Whether we wish it or not, change will continue to come for my people. Source of Wind, help us meet it with grace.

And whether we welcome it or not, destruction is inevitable—even if it is only of our old ways of living. Crown of the Abyss, help us give the past its proper rites, so that it will not haunt us in future days.

 

 

FROM THE DIARY OF AUDREY CAMHERST

29 Graminis

Dear Lord Gleinleigh: if you are reading this, I congratulate you on your determination. It can’t have been easy, finding someone both capable of reading Talungri and unethical enough to do so in my private diary. Unethical people are easy to come by, it seems, but the former should pose a challenge for your spies going forward.

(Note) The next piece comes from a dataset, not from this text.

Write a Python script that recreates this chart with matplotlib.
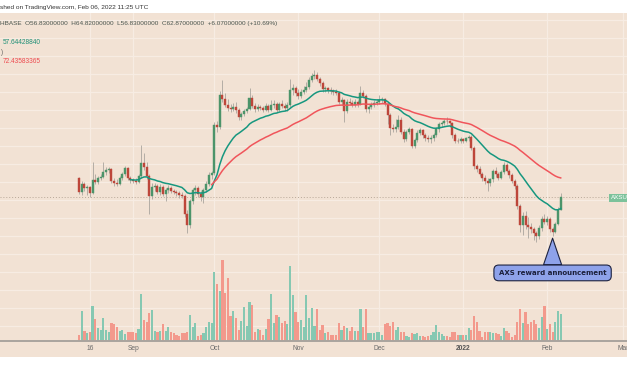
import numpy as np
import pandas as pd
import matplotlib
matplotlib.use("Agg")
import matplotlib.pyplot as plt
import matplotlib.dates as mdates
from matplotlib.patches import Rectangle
from matplotlib.ticker import NullLocator

# daily AXS/USD candles, 2021-08-12 .. 2022-02-06
OPEN = [72.5, 65.5, 69.5, 67.5, 68, 65, 71.5, 70.5, 73, 73.5, 76, 77.5, 78, 71, 70, 69.5, 72.5, 75, 78.5, 72.5,
        71.5, 71, 70.5, 74, 81.5, 79, 74, 63.5, 68, 68.5, 65.5, 68, 64.5, 66.5, 67.5, 66, 65.5, 65, 64, 63.5,
        55, 50.5, 61, 66.5, 67.5, 64.5, 63, 66.5, 69.5, 74.5, 75.5, 109, 108, 138, 134, 128, 125, 124, 126, 123,
        116, 119, 122, 124, 135, 127, 124, 126, 125, 123, 127, 123, 128, 129, 123, 129, 127, 125, 128, 143,
        145, 140, 137, 141, 143, 146, 155, 160, 161, 156, 151, 144, 145, 143, 142, 141, 140, 131, 133, 122,
        131, 130, 128, 131, 129, 140, 137, 124, 126, 128, 130, 131, 133, 133.5, 129, 118, 107, 106, 108, 114,
        104, 98, 104, 106, 93, 97.5, 103, 105, 101, 99, 98, 99, 101, 106, 110, 111, 113, 112.5, 111, 101,
        97, 96.5, 98, 97, 99, 100, 92, 80, 78, 75, 73, 71, 70, 72, 77, 75, 73, 76, 80.5, 77,
        74.5, 71, 68.5, 58.5, 50.5, 54.5, 50.5, 50, 49, 47.5, 46.5, 49.5, 53, 52, 53, 49, 48, 51, 56.83]
HIGH = [73.5, 71, 70.5, 69, 68.5, 82, 75, 74, 75, 82.5, 79, 79, 78.5, 73, 72, 74, 76, 79.5, 79, 74,
        73, 72.5, 75, 94, 88, 82, 75, 70, 70, 69.5, 69.5, 69, 67.5, 69, 68.5, 67, 66.5, 66, 65.5, 64.5,
        57, 62, 67.5, 69, 68.5, 66, 67.5, 71, 76, 77, 112, 113, 142, 155, 140, 134, 129, 130, 131, 125,
        121, 124, 126, 145, 138, 130, 129, 128, 127, 130, 129, 133, 133, 131, 131, 133, 130, 131, 156, 150,
        148, 144, 144, 148, 152, 158, 163, 167, 165, 158, 153, 148, 147, 147, 144, 144, 142, 136, 134, 134,
        135, 133, 134, 133, 148, 143, 139, 128, 131, 133, 134, 138, 136, 135, 131, 120, 110, 115, 118, 116,
        106, 105, 108, 107, 99, 105, 107, 106, 103, 101, 101, 103, 108, 112, 113, 115, 116, 114, 112, 103,
        99, 100, 99, 100, 101, 101, 93, 81, 80, 76, 74.5, 73, 73, 78, 79, 76, 77.5, 82.5, 81.5, 78,
        75.5, 72, 69.5, 59.5, 56, 56.5, 54, 51.5, 50, 48.5, 50.5, 54.5, 55, 54.5, 54, 50, 52, 58, 64.82]
LOW = [64.5, 64, 66, 64, 63, 64.5, 69.5, 69.5, 71.5, 72.5, 74.5, 75.5, 70, 68.5, 68.5, 69, 71.5, 74, 71.5, 70,
       70, 69.5, 70, 73, 77.5, 72, 55, 62, 66, 64.5, 64, 63.5, 61, 65, 65, 64.5, 63.5, 62.5, 62.5, 54,
       47.5, 49.5, 59.5, 64, 63, 61, 60, 65.5, 68.5, 72, 74.5, 104, 106, 131, 126, 122, 121, 122, 120, 114,
       114, 117, 120, 123, 125, 121, 122, 123, 121, 122, 121, 122, 125, 121, 122, 125, 122, 122, 126, 138,
       137, 134, 135, 139, 141, 144, 152, 156, 153, 148, 141, 141, 140, 139, 138, 138, 129, 128, 112, 120,
       128, 126, 126, 126, 128, 135, 121, 120, 124, 126, 128, 129, 130, 127, 110, 101, 104, 104, 106, 102,
       96, 97, 102, 92, 92, 96, 101, 99, 97, 96, 95, 97, 100, 104, 108, 109, 110, 108, 99, 95,
       95, 95, 95, 96, 97, 90, 78, 76, 74, 71, 69.5, 66, 68.5, 70.5, 73.5, 71.5, 72, 75, 76, 73,
       70, 67, 57.5, 48, 47, 49, 46, 47.5, 45, 44.5, 45.5, 48.5, 51, 50.5, 48, 46.5, 47.5, 50.5, 56.83]
CLOSE = [65.5, 69.5, 67.5, 68, 65, 71.5, 70.5, 73, 73.5, 76, 77.5, 78, 71, 70, 69.5, 72.5, 75, 78.5, 72.5, 71.5,
         71, 70.5, 74, 81.5, 79, 74, 63.5, 68, 68.5, 65.5, 68, 64.5, 66.5, 67.5, 66, 65.5, 65, 64, 63.5, 55,
         50.5, 61, 66.5, 67.5, 64.5, 63, 66.5, 69.5, 74.5, 75.5, 109, 108, 138, 134, 128, 125, 124, 126, 123, 116,
         119, 122, 124, 135, 127, 124, 126, 125, 123, 127, 123, 128, 129, 123, 129, 127, 125, 128, 143, 145,
         140, 137, 141, 143, 146, 155, 160, 161, 156, 151, 144, 145, 143, 142, 141, 140, 131, 133, 122, 131,
         130, 128, 131, 129, 140, 137, 124, 126, 128, 130, 131, 133, 133.5, 129, 118, 107, 106, 108, 114, 104,
         98, 104, 106, 93, 97.5, 103, 105, 101, 99, 98, 99, 101, 106, 110, 111, 113, 112.5, 111, 101, 97,
         96.5, 98, 97, 99, 100, 92, 80, 78, 75, 73, 71, 70, 72, 77, 75, 73, 76, 80.5, 77, 74.5,
         71, 68.5, 58.5, 50.5, 54.5, 50.5, 50, 49, 47.5, 46.5, 49.5, 53, 52, 53, 49, 48, 51, 56.8, 62.87]
VOLUME = [6, 30, 10, 8, 9, 35, 22, 13, 11, 23, 11, 9, 18, 17, 14, 10, 11, 7, 9, 9,
          9, 8, 12, 47, 21, 19, 28, 31, 10, 9, 10, 17, 10, 14, 9, 8, 6, 5, 8, 8,
          9, 26, 14, 18, 5, 6, 8, 14, 19, 18, 69, 57, 50, 81, 48, 63, 25, 30, 23, 11,
          20, 34, 15, 39, 36, 9, 12, 11, 6, 12, 22, 47, 18, 26, 24, 18, 20, 17, 75, 46,
          29, 19, 21, 14, 46, 23, 33, 15, 32, 11, 16, 8, 9, 6, 6, 6, 18, 11, 15, 13,
          10, 14, 10, 10, 32, 14, 32, 8, 8, 8, 9, 9, 6, 17, 18, 15, 19, 11, 14, 9,
          9, 5, 4, 8, 7, 8, 5, 5, 4, 5, 6, 9, 16, 9, 7, 5, 5, 4, 9, 9,
          6, 6, 6, 6, 13, 11, 25, 19, 10, 4, 9, 9, 9, 8, 8, 7, 5, 13, 10, 8,
          4, 6, 19, 32, 18, 29, 17, 19, 21, 17, 13, 24, 35, 12, 17, 9, 19, 30, 27]

TICK_DATES = ["2021-08-16", "2021-09-01", "2021-10-01", "2021-11-01", "2021-12-01",
              "2022-01-01", "2022-02-01", "2022-03-01"]
TICK_LABELS = ["16", "Sep", "Oct", "Nov", "Dec", "2022", "Feb", "Mar"]
GRID_PRICES = [23.3, 26.8, 30.8, 35.3, 40.6, 46.6, 53.5, 61.4, 70.6, 81, 93, 107, 123, 141, 162, 186, 214, 245]

BG = "#f2e2d4"
GRID = "#f7ece3"
UP, DOWN = "#4c946a", "#bd463a"
VUP, VDOWN = "#86c8b2", "#f3998c"
WICK = "#aaa59e"
EMA_FAST, EMA_SLOW = "#17977f", "#f0555b"

W, H = 627, 376


def fy(px):
    return 1 - px / H


def ema(vals, n):
    vals = np.asarray(vals, float)
    out = np.full(len(vals), np.nan)
    out[n - 1] = vals[:n].mean()
    a = 2.0 / (n + 1)
    for k in range(n, len(vals)):
        out[k] = a * vals[k] + (1 - a) * out[k - 1]
    return out


dates = pd.date_range("2021-08-12", periods=len(CLOSE), freq="D")
x = mdates.date2num(dates)
xlim = (x[0] - 29.2, x[0] + 202.5)
ylim = (20.77, 258.9)

o, h, l, c = map(np.asarray, (OPEN, HIGH, LOW, CLOSE))
up = c >= o

fig = plt.figure(figsize=(W / 100, H / 100), dpi=100)
fig.patches.append(Rectangle((0, fy(357)), 1, (357 - 13) / H, transform=fig.transFigure,
                             fc=BG, ec="none", zorder=-10))
rect = [0, fy(341), 1, (341 - 13) / H]

axg = fig.add_axes(rect)
axv = fig.add_axes(rect)
ax = fig.add_axes(rect)
for a in (axg, axv, ax):
    a.patch.set_alpha(0)
    a.set_xlim(xlim)
    for s in a.spines.values():
        s.set_visible(False)
    a.tick_params(left=False, right=False, top=False, bottom=False,
                  labelleft=False, labelbottom=False)

# grid layer
axg.set_yscale("log")
axg.set_ylim(ylim)
axg.set_yticks(GRID_PRICES)
axg.yaxis.set_minor_locator(NullLocator())
axg.set_xticks(mdates.date2num(pd.to_datetime(TICK_DATES)))
axg.grid(True, color=GRID, lw=0.9)

# volume layer
axv.bar(x, VOLUME, width=0.8, color=np.where(up, VUP, VDOWN), lw=0)
axv.set_ylim(0, 328)

# price layer
ax.set_yscale("log")
ax.set_ylim(ylim)
ax.yaxis.set_minor_locator(NullLocator())
ax.vlines(x, l, h, color=WICK, lw=0.6, zorder=2)
ax.bar(x, np.abs(c - o), bottom=np.minimum(o, c), width=0.74,
       color=np.where(up, UP, DOWN), edgecolor=np.where(up, UP, DOWN), lw=0.3, zorder=3)
ax.plot(x, ema(CLOSE, 20), color=EMA_FAST, lw=1.1, zorder=4)
ax.plot(x, ema(CLOSE, 50), color=EMA_SLOW, lw=1.1, zorder=4)
ax.axhline(CLOSE[-1], xmax=610 / W, color="#b8a898", lw=0.7, ls=(0, (1, 2)), zorder=1)

ax.spines["bottom"].set_visible(True)
ax.spines["bottom"].set_color("#aaa49e")
ax.spines["bottom"].set_linewidth(1.4)
ax.set_xticks(mdates.date2num(pd.to_datetime(TICK_DATES)))
ax.set_xticklabels(TICK_LABELS, fontsize=4.8, color="#6a6a6a", family="Liberation Sans")
ax.tick_params(labelbottom=True, length=0, pad=3)
for t in ax.get_xticklabels():
    if t.get_text() == "2022":
        t.set_fontweight("bold")
        t.set_color("#555555")

# callout on the low before the bounce
ax.annotate("AXS reward announcement", xy=(x[175], l[175] * 0.985), xytext=(0, -25),
            textcoords="offset points", ha="center", va="center",
            fontsize=5, fontweight="bold", color="#1b1f3a", zorder=6,
            bbox=dict(boxstyle="round,pad=0.7,rounding_size=0.7", fc="#8ea2ea", ec="#1c2240", lw=0.8),
            arrowprops=dict(arrowstyle="wedge,tail_width=2.6,shrink_factor=0.5",
                            fc="#8ea2ea", ec="#1c2240", lw=0.8, shrinkA=0, shrinkB=0))

# last-price tag on the cut-off price scale
fig.text(611 / W, fy(198), "AXSU", fontsize=4.5, color="white", va="center", ha="left",
         family="Liberation Sans",
         bbox=dict(boxstyle="square,pad=0.3", fc="#7cc29b", ec="none"))

# header lines
fig.text(0, fy(8), "shed on TradingView.com, Feb 06, 2022 11:25 UTC", fontsize=4.65,
         color="#333333", va="center", family="Liberation Sans")
fig.text(0, fy(24), "HBASE  O56.83000000  H64.82000000  L56.83000000  C62.87000000  +6.07000000 (+10.69%)",
         fontsize=4.6, color="#4a5650", va="center", family="Liberation Sans")
fig.text(3 / W, fy(42.5), "57.64428840", fontsize=4.7, color="#1e8f76", va="center", family="Liberation Sans")
fig.text(0, fy(52), ")", fontsize=4.7, color="#666666", va="center", family="Liberation Sans")
fig.text(3 / W, fy(61.5), "72.43583365", fontsize=4.7, color="#ee4a4f", va="center", family="Liberation Sans")

fig.savefig("out.png", dpi=100, facecolor="white")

Cora, a spy! I can barely make myself write the words. Except it makes a hideous kind of sense, because now I know why Gleinleigh so unexpectedly suggested bringing Kudshayn here; he knew I was thinking about it, because I said as much in a letter to Papa, and Cora read that letter. And then it turns around and stops making sense again, because Gleinleigh is a Calderite, and why would one of them pretend to be in favour of such a thing? I can’t convince myself he was really in favour of it—that he is somehow reformed of his old ways—not when he’s been seen with Mrs. Kefford, not when Aaron Mornett was here, not when he has his ward reading my post in secret.

I might never have known if I hadn’t noticed it was taking Cora far too long to return to the library. I’ve been keeping a list of other texts I’d like to consult in my large blue notebook, and I forgot to bring it downstairs today, so I asked Cora to go fetch it while Kudshayn and I tried to extract a few more readable signs from the damaged part of the next tablet. Then he got hot enough that his breathing started to get difficult, so he went down into the cellar, and then I realized Cora hadn’t come back yet. I assumed Mrs. Hilleck must have buttonholed her for some question of household management, so I went upstairs to fetch the notebook myself.

And found Cora standing in the middle of my room, reading this diary.